**Goal:** Output the material word for word. Leave each picture out.

**Dataset excerpt:**
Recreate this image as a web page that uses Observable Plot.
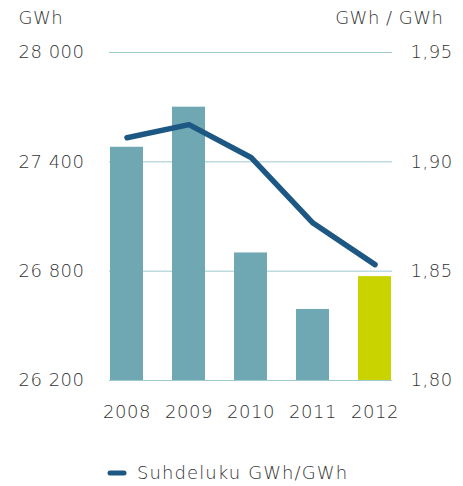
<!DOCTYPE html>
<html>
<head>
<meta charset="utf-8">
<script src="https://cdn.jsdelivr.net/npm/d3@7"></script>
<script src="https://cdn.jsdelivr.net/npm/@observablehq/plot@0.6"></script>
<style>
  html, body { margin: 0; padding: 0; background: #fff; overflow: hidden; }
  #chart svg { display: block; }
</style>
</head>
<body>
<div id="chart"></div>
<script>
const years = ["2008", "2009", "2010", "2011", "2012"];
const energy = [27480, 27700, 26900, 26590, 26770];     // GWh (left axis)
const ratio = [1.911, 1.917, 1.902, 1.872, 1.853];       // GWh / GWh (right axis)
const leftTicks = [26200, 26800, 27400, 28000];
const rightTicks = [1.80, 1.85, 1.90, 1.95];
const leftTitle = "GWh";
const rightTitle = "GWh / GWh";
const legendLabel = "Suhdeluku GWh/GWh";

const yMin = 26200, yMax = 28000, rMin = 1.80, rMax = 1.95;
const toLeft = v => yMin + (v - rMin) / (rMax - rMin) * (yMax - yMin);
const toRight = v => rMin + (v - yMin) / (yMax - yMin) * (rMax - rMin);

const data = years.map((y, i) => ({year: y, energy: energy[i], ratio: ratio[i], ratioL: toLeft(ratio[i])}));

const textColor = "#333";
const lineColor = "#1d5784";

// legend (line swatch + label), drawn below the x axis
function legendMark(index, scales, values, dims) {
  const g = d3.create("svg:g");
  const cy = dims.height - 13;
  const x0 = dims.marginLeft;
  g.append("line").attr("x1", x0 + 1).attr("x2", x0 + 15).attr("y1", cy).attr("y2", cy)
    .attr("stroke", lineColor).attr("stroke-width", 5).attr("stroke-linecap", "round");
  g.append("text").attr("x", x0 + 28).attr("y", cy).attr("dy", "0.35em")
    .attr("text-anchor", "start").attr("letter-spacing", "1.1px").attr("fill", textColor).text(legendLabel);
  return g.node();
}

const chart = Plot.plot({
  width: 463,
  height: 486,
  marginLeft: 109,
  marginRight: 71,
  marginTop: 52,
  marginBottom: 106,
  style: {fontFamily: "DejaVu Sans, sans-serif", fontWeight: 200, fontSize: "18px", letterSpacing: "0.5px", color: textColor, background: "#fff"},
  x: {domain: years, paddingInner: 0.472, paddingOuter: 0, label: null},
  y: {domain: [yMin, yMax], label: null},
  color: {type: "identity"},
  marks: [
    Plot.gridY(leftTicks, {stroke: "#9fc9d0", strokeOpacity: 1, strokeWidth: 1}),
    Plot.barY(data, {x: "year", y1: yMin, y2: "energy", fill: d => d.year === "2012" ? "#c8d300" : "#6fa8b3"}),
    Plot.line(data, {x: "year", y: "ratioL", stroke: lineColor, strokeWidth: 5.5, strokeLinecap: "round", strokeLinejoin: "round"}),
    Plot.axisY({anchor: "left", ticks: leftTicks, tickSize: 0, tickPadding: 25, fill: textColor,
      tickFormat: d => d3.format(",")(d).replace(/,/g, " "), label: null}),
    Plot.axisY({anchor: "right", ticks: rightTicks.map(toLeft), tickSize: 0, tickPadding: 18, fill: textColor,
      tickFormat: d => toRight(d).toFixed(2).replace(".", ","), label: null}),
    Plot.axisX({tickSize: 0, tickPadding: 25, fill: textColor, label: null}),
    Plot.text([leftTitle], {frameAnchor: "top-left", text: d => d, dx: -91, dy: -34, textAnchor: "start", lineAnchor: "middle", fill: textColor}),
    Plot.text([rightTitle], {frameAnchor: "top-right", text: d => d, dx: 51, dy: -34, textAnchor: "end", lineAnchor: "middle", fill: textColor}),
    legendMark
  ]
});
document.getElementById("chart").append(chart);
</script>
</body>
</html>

**Written reply:**
Recreate this image as a web page that uses Observable Plot.
<!DOCTYPE html>
<html>
<head>
<meta charset="utf-8">
<script src="https://cdn.jsdelivr.net/npm/d3@7"></script>
<script src="https://cdn.jsdelivr.net/npm/@observablehq/plot@0.6"></script>
<style>
  html, body { margin: 0; padding: 0; background: #fff; overflow: hidden; }
  #chart svg { display: block; }
</style>
</head>
<body>
<div id="chart"></div>
<script>
const years = ["2008", "2009", "2010", "2011", "2012"];
const energy = [27480, 27700, 26900, 26590, 26770];     // GWh (left axis)
const ratio = [1.911, 1.917, 1.902, 1.872, 1.853];       // GWh / GWh (right axis)
const leftTicks = [26200, 26800, 27400, 28000];
const rightTicks = [1.80, 1.85, 1.90, 1.95];
const leftTitle = "GWh";
const rightTitle = "GWh / GWh";
const legendLabel = "Suhdeluku GWh/GWh";

const yMin = 26200, yMax = 28000, rMin = 1.80, rMax = 1.95;
const toLeft = v => yMin + (v - rMin) / (rMax - rMin) * (yMax - yMin);
const toRight = v => rMin + (v - yMin) / (yMax - yMin) * (rMax - rMin);

const data = years.map((y, i) => ({year: y, energy: energy[i], ratio: ratio[i], ratioL: toLeft(ratio[i])}));

const textColor = "#333";
const lineColor = "#1d5784";

// legend (line swatch + label), drawn below the x axis
function legendMark(index, scales, values, dims) {
  const g = d3.create("svg:g");
  const cy = dims.height - 13;
  const x0 = dims.marginLeft;
  g.append("line").attr("x1", x0 + 1).attr("x2", x0 + 15).attr("y1", cy).attr("y2", cy)
    .attr("stroke", lineColor).attr("stroke-width", 5).attr("stroke-linecap", "round");
  g.append("text").attr("x", x0 + 28).attr("y", cy).attr("dy", "0.35em")
    .attr("text-anchor", "start").attr("letter-spacing", "1.1px").attr("fill", textColor).text(legendLabel);
  return g.node();
}

const chart = Plot.plot({
  width: 463,
  height: 486,
  marginLeft: 109,
  marginRight: 71,
  marginTop: 52,
  marginBottom: 106,
  style: {fontFamily: "DejaVu Sans, sans-serif", fontWeight: 200, fontSize: "18px", letterSpacing: "0.5px", color: textColor, background: "#fff"},
  x: {domain: years, paddingInner: 0.472, paddingOuter: 0, label: null},
  y: {domain: [yMin, yMax], label: null},
  color: {type: "identity"},
  marks: [
    Plot.gridY(leftTicks, {stroke: "#9fc9d0", strokeOpacity: 1, strokeWidth: 1}),
    Plot.barY(data, {x: "year", y1: yMin, y2: "energy", fill: d => d.year === "2012" ? "#c8d300" : "#6fa8b3"}),
    Plot.line(data, {x: "year", y: "ratioL", stroke: lineColor, strokeWidth: 5.5, strokeLinecap: "round", strokeLinejoin: "round"}),
    Plot.axisY({anchor: "left", ticks: leftTicks, tickSize: 0, tickPadding: 25, fill: textColor,
      tickFormat: d => d3.format(",")(d).replace(/,/g, " "), label: null}),
    Plot.axisY({anchor: "right", ticks: rightTicks.map(toLeft), tickSize: 0, tickPadding: 18, fill: textColor,
      tickFormat: d => toRight(d).toFixed(2).replace(".", ","), label: null}),
    Plot.axisX({tickSize: 0, tickPadding: 25, fill: textColor, label: null}),
    Plot.text([leftTitle], {frameAnchor: "top-left", text: d => d, dx: -91, dy: -34, textAnchor: "start", lineAnchor: "middle", fill: textColor}),
    Plot.text([rightTitle], {frameAnchor: "top-right", text: d => d, dx: 51, dy: -34, textAnchor: "end", lineAnchor: "middle", fill: textColor}),
    legendMark
  ]
});
document.getElementById("chart").append(chart);
</script>
</body>
</html>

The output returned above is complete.